Mouth Cancer Awareness Month

November is Mouth Cancer Awareness Month, which was set up by the Dental Health Foundation to raise the profile and knowledge of this disease.

Rates of mouth cancer are increasing, and the number of cases are set to rise in the next few years, unlike most other forms of cancer. More than 7000 people were diagnosed in Britain last year, which is a rise of one third in the last decade. Over  2000 people in Britain died of mouth cancer last year which   is more than the number of people who were killed in road traffic accidents.

 

What causes mouth cancer? 

Anybody can be affected by mouth cancer although certain factors do increase the risk. These risk factors include smoking, chewing tobacco, drinking alcohol to excess, a poor diet and the HPV virus spread through oral sex.  The number of cases among young people has also risen  which is a very important reason to raise awareness. The good news is that treatment of mouth cancer is successful when it is picked up and treated early.
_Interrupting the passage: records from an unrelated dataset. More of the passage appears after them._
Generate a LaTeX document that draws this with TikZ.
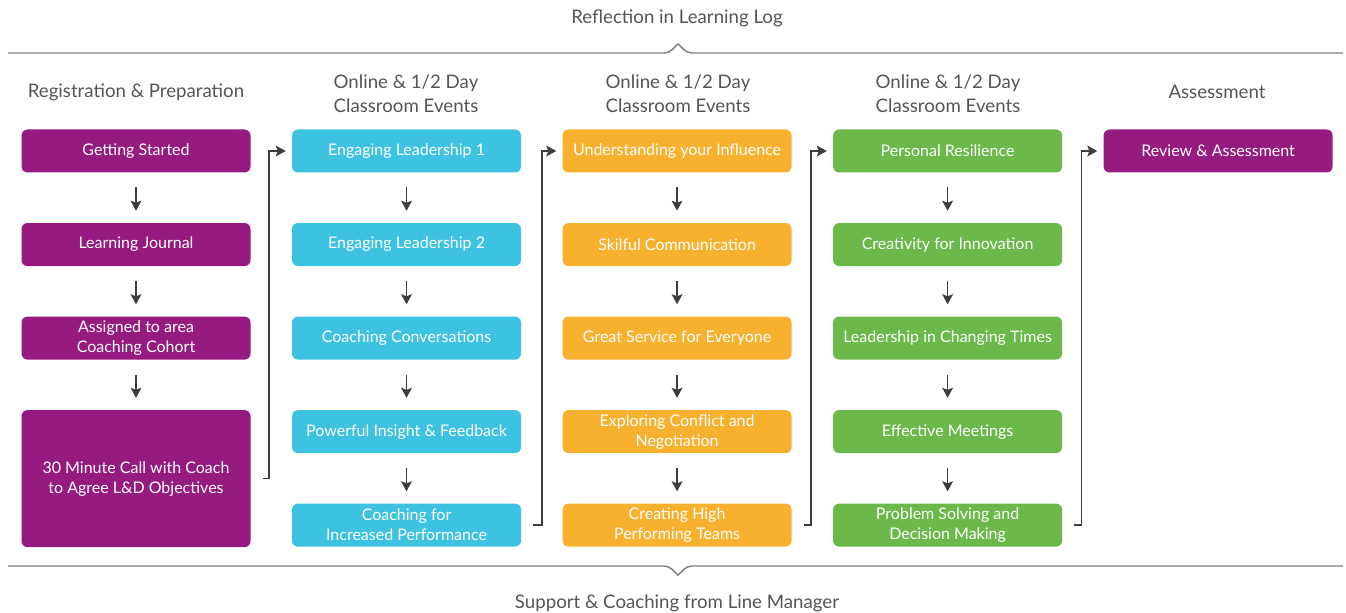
\documentclass[tikz,border=0pt]{standalone}
\usepackage{fontspec}
\setmainfont{Lato}
\usetikzlibrary{positioning,arrows.meta}
\definecolor{stagePurple}{HTML}{961B80}
\definecolor{stageCyan}{HTML}{3EC2E2}
\definecolor{stageOrange}{HTML}{F7B12F}
\definecolor{stageGreen}{HTML}{6BB84B}
\definecolor{headGray}{HTML}{555555}
\definecolor{arrowGray}{HTML}{3D3D3D}
\definecolor{ruleGray}{HTML}{808080}
\tikzset{
    flow/.style={rounded corners=4.5pt,text=white,minimum width=171.75pt,
        minimum height=32.25pt,inner sep=1pt,align=center,
        font=\fontsize{12}{15}\selectfont},
    flowpurple/.style={flow,fill=stagePurple},
    flowcyan/.style={flow,fill=stageCyan},
    floworange/.style={flow,fill=stageOrange},
    flowgreen/.style={flow,fill=stageGreen},
    head/.style={text=headGray,align=center,font=\fontsize{14}{18}\selectfont},
    arrow/.style={-{Stealth[length=7.5pt,width=8pt,inset=1.5pt]},draw=arrowGray,
        line width=1.3pt,shorten <=11pt,shorten >=9pt},
    link/.style={-{Stealth[length=7.5pt,width=8pt,inset=1.5pt]},draw=arrowGray,
        line width=1.3pt,shorten <=9pt,shorten >=4.5pt},
    rule/.style={draw=ruleGray,line width=1.1pt}
}
\begin{document}
\begin{tikzpicture}[x=0.75pt,y=-0.75pt,node distance=37.5pt and 30.75pt]
    \useasboundingbox (0,0) rectangle (1346,613);
    % side notes and rules
    \node[head] (reflect) at (677,18) {Reflection in Learning Log};
    \node[head] (support) at (677,603) {Support \& Coaching from Line Manager};
    \draw[rule] (8,53) -- (664,53) .. controls (671,53) and (674,47) .. (678,44)
        .. controls (682,47) and (685,53) .. (692,53) -- (1343,53);
    \draw[rule] (8,566) -- (664,566) .. controls (671,566) and (674,572) .. (678,575)
        .. controls (682,572) and (685,566) .. (692,566) -- (1343,566);
    % headers
    \node[head] (hreg) at (136,92) {Registration \& Preparation};
    \node[head] (hone) at (406,94) {Online \& 1/2 Day\\Classroom Events};
    \node[head] (htwo) at (678,94) {Online \& 1/2 Day\\Classroom Events};
    \node[head] (hthree) at (948,94) {Online \& 1/2 Day\\Classroom Events};
    \node[head] (hassess) at (1217,92) {Assessment};
    % registration
    \node[flowpurple] (start) at (136,151) {Getting Started};
    \node[flowpurple] (journal) [below=of start] {Learning Journal};
    \node[flowpurple] (cohort) [below=of journal] {Assigned to area\\Coaching Cohort};
    \node[flowpurple,minimum height=102.75pt] (call) [below=of cohort] {30 Minute Call with Coach\\to Agree L\&D Objectives};
    % first events
    \node[flowcyan] (leadone) [right=of start] {Engaging Leadership 1};
    \node[flowcyan] (leadtwo) [below=of leadone] {Engaging Leadership 2};
    \node[flowcyan] (convo) [below=of leadtwo] {Coaching Conversations};
    \node[flowcyan] (insight) [below=of convo] {Powerful Insight \& Feedback};
    \node[flowcyan] (perform) [below=of insight] {Coaching for\\Increased Performance};
    % second events
    \node[floworange] (influence) [right=of leadone] {Understanding your Influence};
    \node[floworange] (skilful) [below=of influence] {Skilful Communication};
    \node[floworange] (service) [below=of skilful] {Great Service for Everyone};
    \node[floworange] (conflict) [below=of service] {Exploring Conflict and\\Negotiation};
    \node[floworange] (teams) [below=of conflict] {Creating High\\Performing Teams};
    % third events
    \node[flowgreen] (resil) [right=of influence] {Personal Resilience};
    \node[flowgreen] (creative) [below=of resil] {Creativity for Innovation};
    \node[flowgreen] (change) [below=of creative] {Leadership in Changing Times};
    \node[flowgreen] (meet) [below=of change] {Effective Meetings};
    \node[flowgreen] (solve) [below=of meet] {Problem Solving and\\Decision Making};
    % assessment
    \node[flowpurple] (review) [right=of resil] {Review \& Assessment};
    % arrows in columns
    \draw[arrow] (start) -- (journal);
    \draw[arrow] (journal) -- (cohort);
    \draw[arrow] (cohort) -- (call);
    \draw[arrow] (leadone) -- (leadtwo);
    \draw[arrow] (leadtwo) -- (convo);
    \draw[arrow] (convo) -- (insight);
    \draw[arrow] (insight) -- (perform);
    \draw[arrow] (influence) -- (skilful);
    \draw[arrow] (skilful) -- (service);
    \draw[arrow] (service) -- (conflict);
    \draw[arrow] (conflict) -- (teams);
    \draw[arrow] (resil) -- (creative);
    \draw[arrow] (creative) -- (change);
    \draw[arrow] (change) -- (meet);
    \draw[arrow] (meet) -- (solve);
    % links between columns
    \draw[link] (call.east) -- ++(18,0) |- (leadone.west);
    \draw[link] (perform.east) -- ++(21,0) |- (influence.west);
    \draw[link] (teams.east) -- ++(19,0) |- (resil.west);
    \draw[link] (solve.east) -- ++(19,0) |- (review.west);
\end{tikzpicture}
\end{document}
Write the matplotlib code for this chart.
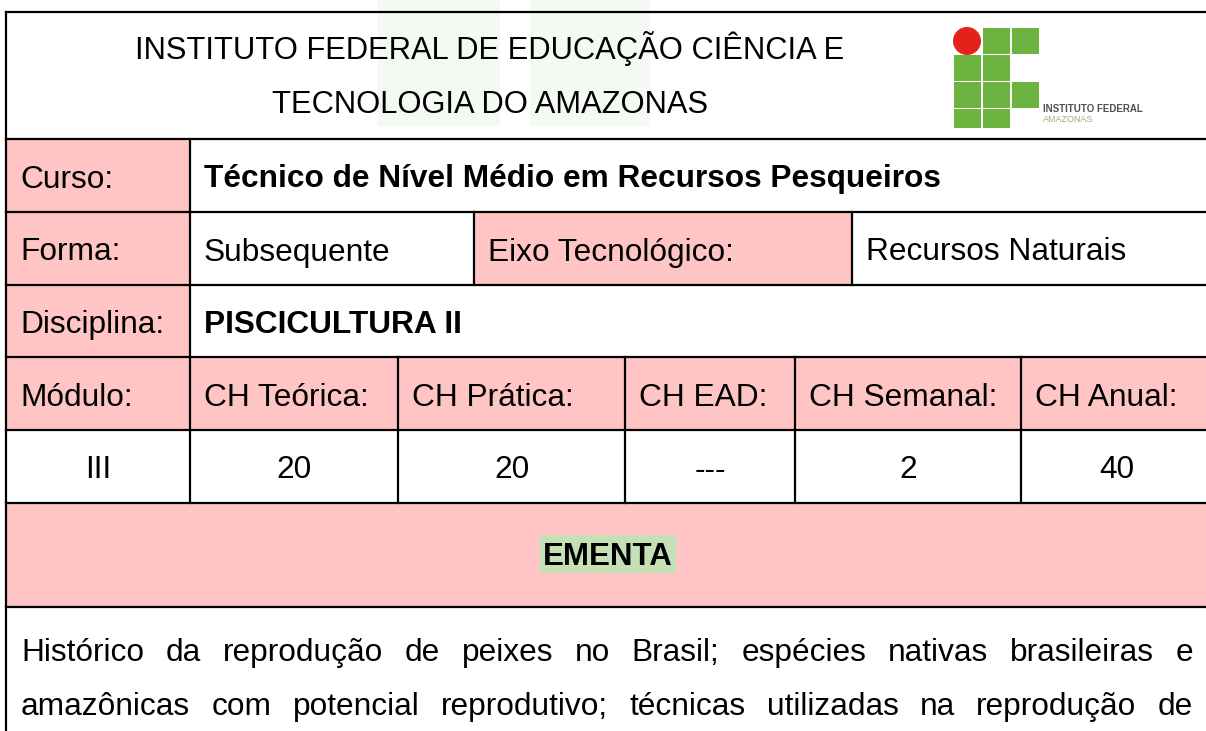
import matplotlib
matplotlib.use("Agg")
import matplotlib.pyplot as plt
from matplotlib.patches import Rectangle, Circle

plt.rcParams['font.family'] = ['Liberation Sans', 'DejaVu Sans']

# ---- content -------------------------------------------------------------
title_lines = ["INSTITUTO FEDERAL DE EDUCAÇÃO CIÊNCIA E", "TECNOLOGIA DO AMAZONAS"]
curso_label = "Curso:"
curso_value = "Técnico de Nível Médio em Recursos Pesqueiros"
forma_label = "Forma:"
forma_value = "Subsequente"
eixo_label = "Eixo Tecnológico:"
eixo_value = "Recursos Naturais"
disc_label = "Disciplina:"
disc_value = "PISCICULTURA II"
ch_headers = ["Módulo:", "CH Teórica:", "CH Prática:", "CH EAD:", "CH Semanal:", "CH Anual:"]
ch_values = ["III", "20", "20", "---", "2", "40"]
ementa_title = "EMENTA"
ementa_lines = [
    "Histórico da reprodução de peixes no Brasil; espécies nativas brasileiras e",
    "amazônicas com potencial reprodutivo; técnicas utilizadas na reprodução de",
]
logo_caption = ["INSTITUTO FEDERAL", "AMAZONAS"]

# ---- layout (pixels) -----------------------------------------------------
W, H = 1206, 731
PINK = '#ffc4c4'
HILITE = '#c5e0b4'
FS = 22.8
LW = 1.6
left, right = 6, 1212
row_y = [12, 139, 212, 285, 357, 430, 503, 607, 760]
col1 = 190
forma_cols = [left, col1, 474, 852, right]
ch_cols = [left, col1, 398, 625, 795, 1021, right]
pad = 14

fig = plt.figure(figsize=(W / 100, H / 100), dpi=100)
ax = fig.add_axes([0, 0, 1, 1])
ax.set_xlim(0, W)
ax.set_ylim(H, 0)
ax.axis('off')


def cell(x0, x1, r, text='', fill='white', bold=False, ha='left'):
    y0, y1 = row_y[r], row_y[r + 1]
    ax.add_patch(Rectangle((x0, y0), x1 - x0, y1 - y0, facecolor=fill,
                           edgecolor='none', zorder=1))
    if text:
        yb = (y0 + y1) / 2 + 12
        tx = x0 + pad if ha == 'left' else (x0 + x1) / 2
        ax.text(tx, yb, text, fontsize=FS, ha=ha, va='baseline',
                fontweight='bold' if bold else 'normal', zorder=3)


# header
cell(left, right, 0)
# very faint watermark behind the header
for x0, x1 in [(377, 500), (530, 650)]:
    ax.add_patch(Rectangle((x0, 0), x1 - x0, 126, facecolor='#f4f9f3',
                           edgecolor='none', zorder=1.5))
for i, t in enumerate(title_lines):
    ax.text(490, 59 + i * 54, t, fontsize=22.2, ha='center', va='baseline', zorder=3)

# logo
green = '#6cb33f'
logo_x = [954, 983, 1012]
logo_y = [28, 55, 82, 109]
logo_grid = [[0, 1, 1], [1, 1, 0], [1, 1, 1], [1, 1, 0]]
for r, row in enumerate(logo_grid):
    for c, on in enumerate(row):
        if on:
            h = 26 if r < 3 else 19
            ax.add_patch(Rectangle((logo_x[c], logo_y[r]), 27, h,
                                   facecolor=green, edgecolor='none', zorder=2))
ax.add_patch(Circle((967, 41), 14, facecolor='#e32219', edgecolor='none', zorder=2))
ax.text(1043, 112, logo_caption[0], fontsize=7, color='#505050',
        fontweight='bold', va='baseline', zorder=3)
ax.text(1043, 122, logo_caption[1], fontsize=6.5, color='#a8a888',
        va='baseline', zorder=3)

# rows
cell(left, col1, 1, curso_label, PINK)
cell(col1, right, 1, curso_value, bold=True)

cell(forma_cols[0], forma_cols[1], 2, forma_label, PINK)
cell(forma_cols[1], forma_cols[2], 2, forma_value)
cell(forma_cols[2], forma_cols[3], 2, eixo_label, PINK)
cell(forma_cols[3], forma_cols[4], 2, eixo_value)

cell(left, col1, 3, disc_label, PINK)
cell(col1, right, 3, disc_value, bold=True)

for i, t in enumerate(ch_headers):
    cell(ch_cols[i], ch_cols[i + 1], 4, t, PINK)
for i, t in enumerate(ch_values):
    cell(ch_cols[i], ch_cols[i + 1], 5, t, ha='center')

# EMENTA
cell(left, right, 6, fill=PINK)
ax.add_patch(Rectangle((540, 535), 136, 38, facecolor=HILITE, edgecolor='none', zorder=2))
ax.text(608, 565, ementa_title, fontsize=22.5, fontweight='bold', ha='center',
        va='baseline', zorder=3)

# paragraph, justified
cell(left, right, 7)
fig.canvas.draw()
renderer = fig.canvas.get_renderer()
px0, px1 = 21, 1193
for li, line in enumerate(ementa_lines):
    words = line.split(' ')
    yb = 661 + li * 54
    texts = [ax.text(0, yb, w, fontsize=FS, va='baseline', zorder=3) for w in words]
    widths = [t.get_window_extent(renderer).width for t in texts]
    gap = (px1 - px0 - sum(widths)) / (len(words) - 1)
    x = px0
    for t, w in zip(texts, widths):
        t.set_x(x)
        x += w + gap

# grid lines
lkw = dict(color='black', lw=LW, zorder=4, solid_capstyle='projecting')
for y in row_y[:-1]:
    ax.plot([left, right], [y, y], **lkw)
ax.plot([left, left], [row_y[0], H + 5], **lkw)
ax.plot([col1, col1], [row_y[1], row_y[4]], **lkw)
for x in forma_cols[2:4]:
    ax.plot([x, x], [row_y[2], row_y[3]], **lkw)
for x in ch_cols[1:-1]:
    ax.plot([x, x], [row_y[4], row_y[6]], **lkw)

fig.savefig('out.png', dpi=100)
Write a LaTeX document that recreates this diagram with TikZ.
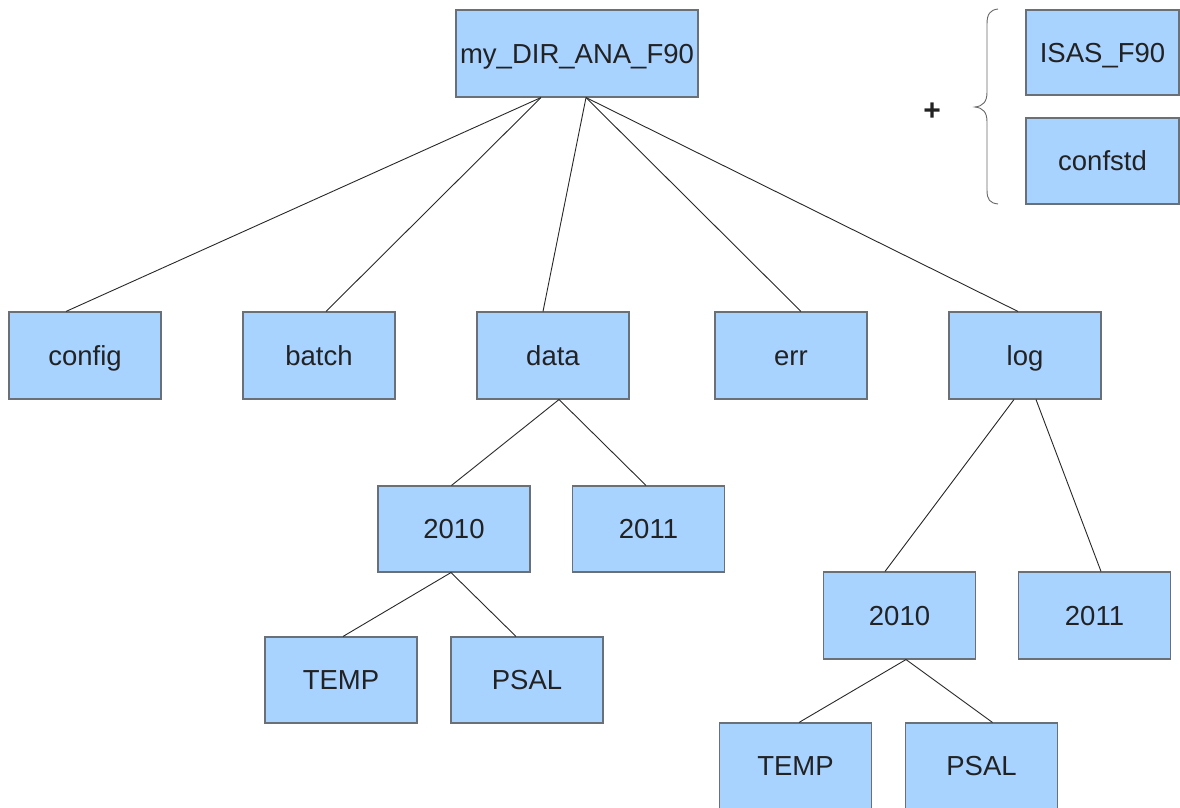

At Stafford Street Dental Care we look out for oral cancer at every single dental examination. We check the jaw and glands, then we examine the lips, gums, cheek surfaces, tongue, and under the tongue. Sometimes we don’t say much about why we are doing this- no-one likes to think of cancer or talk about it- but you can be reassured that checking these areas is a big part of our preventive strategy. We have also been telling young people what the signs of cancer are, so that even if one of their friends has any of these symptoms, they can be recognised, and action taken as soon as possible.

 

So what are the symptoms?
Mouth cancer can have many different symptoms including:

  • A mouth ulcer that doesn’t heal within three weeks
  • Red or white patches in the mouth or throat
  • Unusual lumps or swellings
  • Pain or difficulty swallowing
  • Teeth that become loose for no obvious reason
  • Bleeding or numbness within the mouth
  • Changes in the voice
  • Of course these symptoms can have other causes but the important thing is not to leave them unchecked.

 

What can you do to prevent mouth cancer?

Here are some steps you can take to keep your mouth and body healthy, and so reduce the risk of mouth cancer:

  • Take good care of your teeth and gums every day, and follow the advice of your dental team.
  • Attend regular appointments and let your dental team know about any changes in your mouth.
  • Cutting down on smoking and drinking, or giving them up completely will substantially lower your risk of mouth cancer. Smoking and drinking together substantially increases the risk of mouth cancer.
  • Wear a high factor sun cream and use a sun-protecting balm on your lips.
  • A diet rich in Vitamins A, C and E along with plenty of fruit and vegetables can also provide protection against the risk of mouth cancer.
  • Being exposed to the human papilloma virus (HPV) may increase the risk of mouth cancer.

Mouth cancer is a scary disease which needs to be better understood and we want to see it beaten.